(YOUR INSTRUCTIONS) Leave the pictures out. Return all other data exactly.

(INPUT)

+++++

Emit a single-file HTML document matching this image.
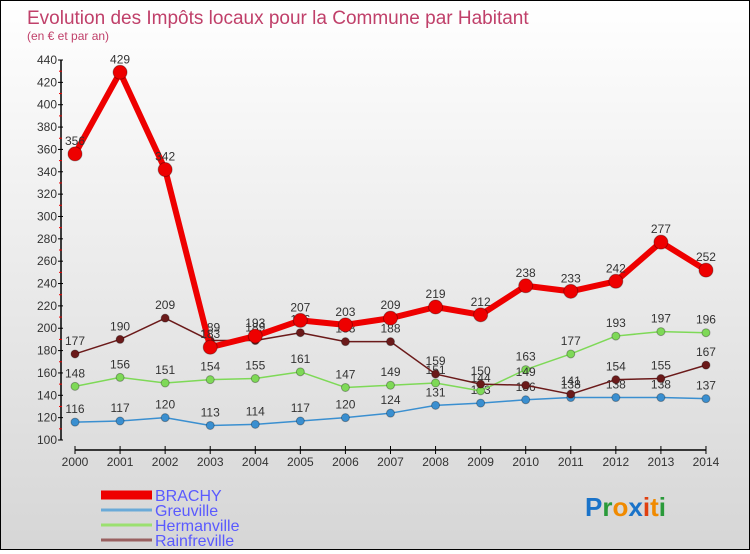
<!DOCTYPE html>
<html><head><meta charset="utf-8"><style>
body{margin:0;width:750px;height:550px;overflow:hidden;font-family:"Liberation Sans",sans-serif}
#wrap{position:relative;width:748px;height:548px;border:1px solid #000;background:linear-gradient(#fff,#d6d6d6)}
</style></head><body>
<div id="wrap">
<svg id="chart" width="748" height="548"></svg>
</div>
<script>
const years=[2000,2001,2002,2003,2004,2005,2006,2007,2008,2009,2010,2011,2012,2013,2014];
const brachy=[356,429,342,183,193,207,203,209,219,212,238,233,242,277,252];
const greuville=[116,117,120,113,114,117,120,124,131,133,136,138,138,138,137];
const hermanville=[148,156,151,154,155,161,147,149,151,144,163,177,193,197,196];
const rainfreville=[177,190,209,189,189,196,188,188,159,150,149,141,154,155,167];
const yTicks=[100,120,140,160,180,200,220,240,260,280,300,320,340,360,380,400,420,440];
const NS="http://www.w3.org/2000/svg",svg=document.getElementById('chart');
const X=i=>74+i*45.07, Y=v=>439-(v-100)*1.1176;
function mk(t,a,p){const e=document.createElementNS(NS,t);for(const k in a)e.setAttribute(k,a[k]);(p||svg).appendChild(e);return e;}
let t=mk('text',{x:26,y:23,'font-size':19,fill:'#c0406a'});t.textContent='Evolution des Impôts locaux pour la Commune par Habitant';

t=mk('text',{x:26,y:39,'font-size':12,fill:'#c0406a'});t.textContent='(en € et par an)';

let ax=mk('line',{x1:60,y1:Y(440),x2:60,y2:Y(100),stroke:'#000','stroke-width':1.5});

yTicks.forEach(v=>{mk('line',{x1:57,y1:Y(v),x2:62,y2:Y(v),stroke:'#000'});
 if(v<440)mk('line',{x1:58,y1:Y(v+10),x2:61,y2:Y(v+10),stroke:'#e00'});
 const l=mk('text',{x:56,y:Y(v)+4,'font-size':12,fill:'#333','text-anchor':'end'});l.textContent=v;
 });
ax=mk('line',{x1:74,y1:449,x2:X(14),y2:449,stroke:'#000','stroke-width':1.5});

years.forEach((y,i)=>{mk('line',{x1:X(i),y1:445,x2:X(i),y2:453,stroke:'#000'});
 const l=mk('text',{x:X(i),y:465,'font-size':12,fill:'#333','text-anchor':'middle'});l.textContent=y;
 });
function series(d,col,w,r,name,fs){const g=mk('g',{});
 
 mk('polyline',{points:d.map((v,i)=>X(i)+','+Y(v)).join(' '),fill:'none',stroke:col,'stroke-width':w,'stroke-linejoin':'round'},g);
 d.forEach((v,i)=>{const c=mk('circle',{cx:X(i),cy:Y(v),r:r,fill:col,stroke:'rgba(0,0,0,0.3)'},g);
  
  const l=mk('text',{x:X(i),y:Y(v)-9,'font-size':fs,fill:'#333','text-anchor':'middle'},g);l.textContent=v;});}
series(greuville,'#3a8fd0',1.5,4,'greuville',12);
series(hermanville,'#7ed957',1.5,4,'hermanville',12);
series(rainfreville,'#6b1a1a',1.5,4,'rainfreville',12);
series(brachy,'#ee0000',6,7,'brachy',12);
const names=['BRACHY','Greuville','Hermanville','Rainfreville'],cols=['#ee0000','#6aaad8','#9be070','#996060'],ws=[9,3,3,3];
names.forEach((n,i)=>{const g=mk('g',{});
 mk('line',{x1:100,y1:494+i*15,x2:151,y2:494+i*15,stroke:cols[i],'stroke-width':ws[i]},g);
 const l=mk('text',{x:154,y:500+i*15,'font-size':16,fill:'#5a5aff'},g);l.textContent=n;});
const logo=mk('text',{x:584,y:515,'font-size':26,'font-weight':'bold'});

[['P','#1a73c9'],['r','#2a9a3a'],['o','#f08a00'],['x','#1a73c9'],['i','#e04010'],['t','#f08a00'],['i','#2a9a3a']].forEach(([c,f])=>{const s=mk('tspan',{fill:f},logo);s.textContent=c;});
</script>
</body></html>
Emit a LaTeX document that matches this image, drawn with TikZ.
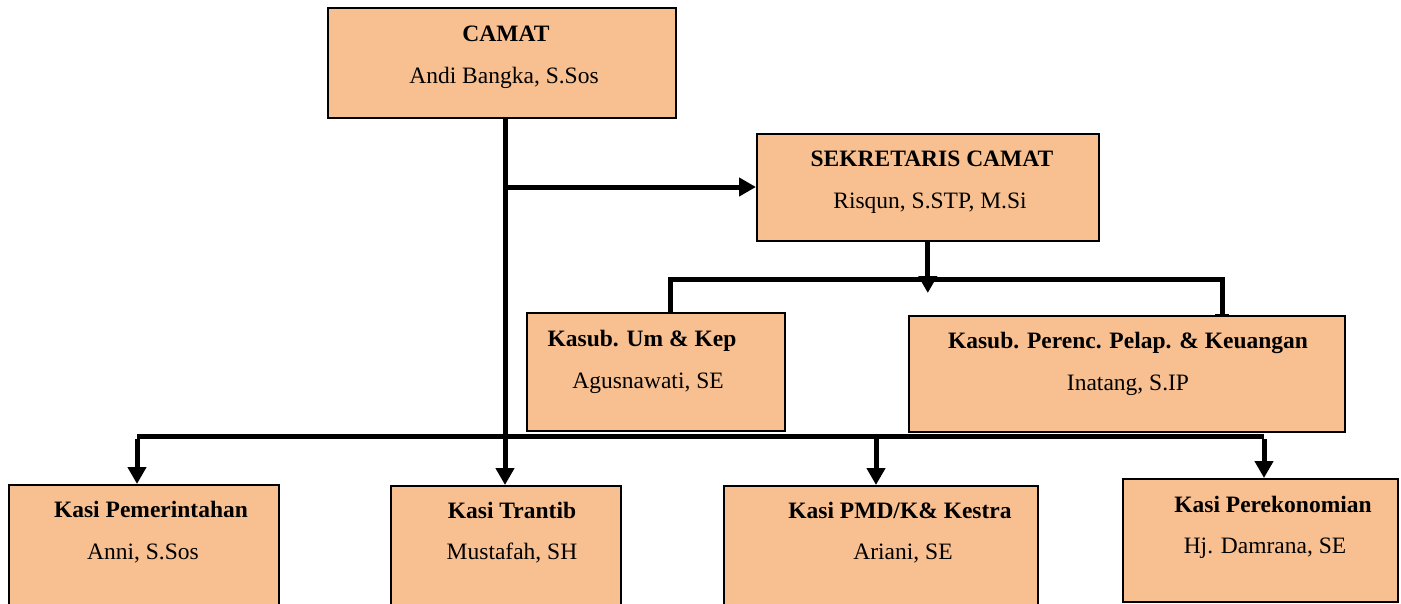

+++++

(CORRECT RESPONSE)
Emit a single-file HTML document matching this image.
<!DOCTYPE html>
<html><head><meta charset="utf-8"><style>
body{margin:0;width:750px;height:550px;overflow:hidden;font-family:"Liberation Sans",sans-serif}
#wrap{position:relative;width:748px;height:548px;border:1px solid #000;background:linear-gradient(#fff,#d6d6d6)}
</style></head><body>
<div id="wrap">
<svg id="chart" width="748" height="548"></svg>
</div>
<script>
const years=[2000,2001,2002,2003,2004,2005,2006,2007,2008,2009,2010,2011,2012,2013,2014];
const brachy=[356,429,342,183,193,207,203,209,219,212,238,233,242,277,252];
const greuville=[116,117,120,113,114,117,120,124,131,133,136,138,138,138,137];
const hermanville=[148,156,151,154,155,161,147,149,151,144,163,177,193,197,196];
const rainfreville=[177,190,209,189,189,196,188,188,159,150,149,141,154,155,167];
const yTicks=[100,120,140,160,180,200,220,240,260,280,300,320,340,360,380,400,420,440];
const NS="http://www.w3.org/2000/svg",svg=document.getElementById('chart');
const X=i=>74+i*45.07, Y=v=>439-(v-100)*1.1176;
function mk(t,a,p){const e=document.createElementNS(NS,t);for(const k in a)e.setAttribute(k,a[k]);(p||svg).appendChild(e);return e;}
let t=mk('text',{x:26,y:23,'font-size':19,fill:'#c0406a'});t.textContent='Evolution des Impôts locaux pour la Commune par Habitant';

t=mk('text',{x:26,y:39,'font-size':12,fill:'#c0406a'});t.textContent='(en € et par an)';

let ax=mk('line',{x1:60,y1:Y(440),x2:60,y2:Y(100),stroke:'#000','stroke-width':1.5});

yTicks.forEach(v=>{mk('line',{x1:57,y1:Y(v),x2:62,y2:Y(v),stroke:'#000'});
 if(v<440)mk('line',{x1:58,y1:Y(v+10),x2:61,y2:Y(v+10),stroke:'#e00'});
 const l=mk('text',{x:56,y:Y(v)+4,'font-size':12,fill:'#333','text-anchor':'end'});l.textContent=v;
 });
ax=mk('line',{x1:74,y1:449,x2:X(14),y2:449,stroke:'#000','stroke-width':1.5});

years.forEach((y,i)=>{mk('line',{x1:X(i),y1:445,x2:X(i),y2:453,stroke:'#000'});
 const l=mk('text',{x:X(i),y:465,'font-size':12,fill:'#333','text-anchor':'middle'});l.textContent=y;
 });
function series(d,col,w,r,name,fs){const g=mk('g',{});
 
 mk('polyline',{points:d.map((v,i)=>X(i)+','+Y(v)).join(' '),fill:'none',stroke:col,'stroke-width':w,'stroke-linejoin':'round'},g);
 d.forEach((v,i)=>{const c=mk('circle',{cx:X(i),cy:Y(v),r:r,fill:col,stroke:'rgba(0,0,0,0.3)'},g);
  
  const l=mk('text',{x:X(i),y:Y(v)-9,'font-size':fs,fill:'#333','text-anchor':'middle'},g);l.textContent=v;});}
series(greuville,'#3a8fd0',1.5,4,'greuville',12);
series(hermanville,'#7ed957',1.5,4,'hermanville',12);
series(rainfreville,'#6b1a1a',1.5,4,'rainfreville',12);
series(brachy,'#ee0000',6,7,'brachy',12);
const names=['BRACHY','Greuville','Hermanville','Rainfreville'],cols=['#ee0000','#6aaad8','#9be070','#996060'],ws=[9,3,3,3];
names.forEach((n,i)=>{const g=mk('g',{});
 mk('line',{x1:100,y1:494+i*15,x2:151,y2:494+i*15,stroke:cols[i],'stroke-width':ws[i]},g);
 const l=mk('text',{x:154,y:500+i*15,'font-size':16,fill:'#5a5aff'},g);l.textContent=n;});
const logo=mk('text',{x:584,y:515,'font-size':26,'font-weight':'bold'});

[['P','#1a73c9'],['r','#2a9a3a'],['o','#f08a00'],['x','#1a73c9'],['i','#e04010'],['t','#f08a00'],['i','#2a9a3a']].forEach(([c,f])=>{const s=mk('tspan',{fill:f},logo);s.textContent=c;});
</script>
</body></html>
Emit a LaTeX document that matches this image, drawn with TikZ.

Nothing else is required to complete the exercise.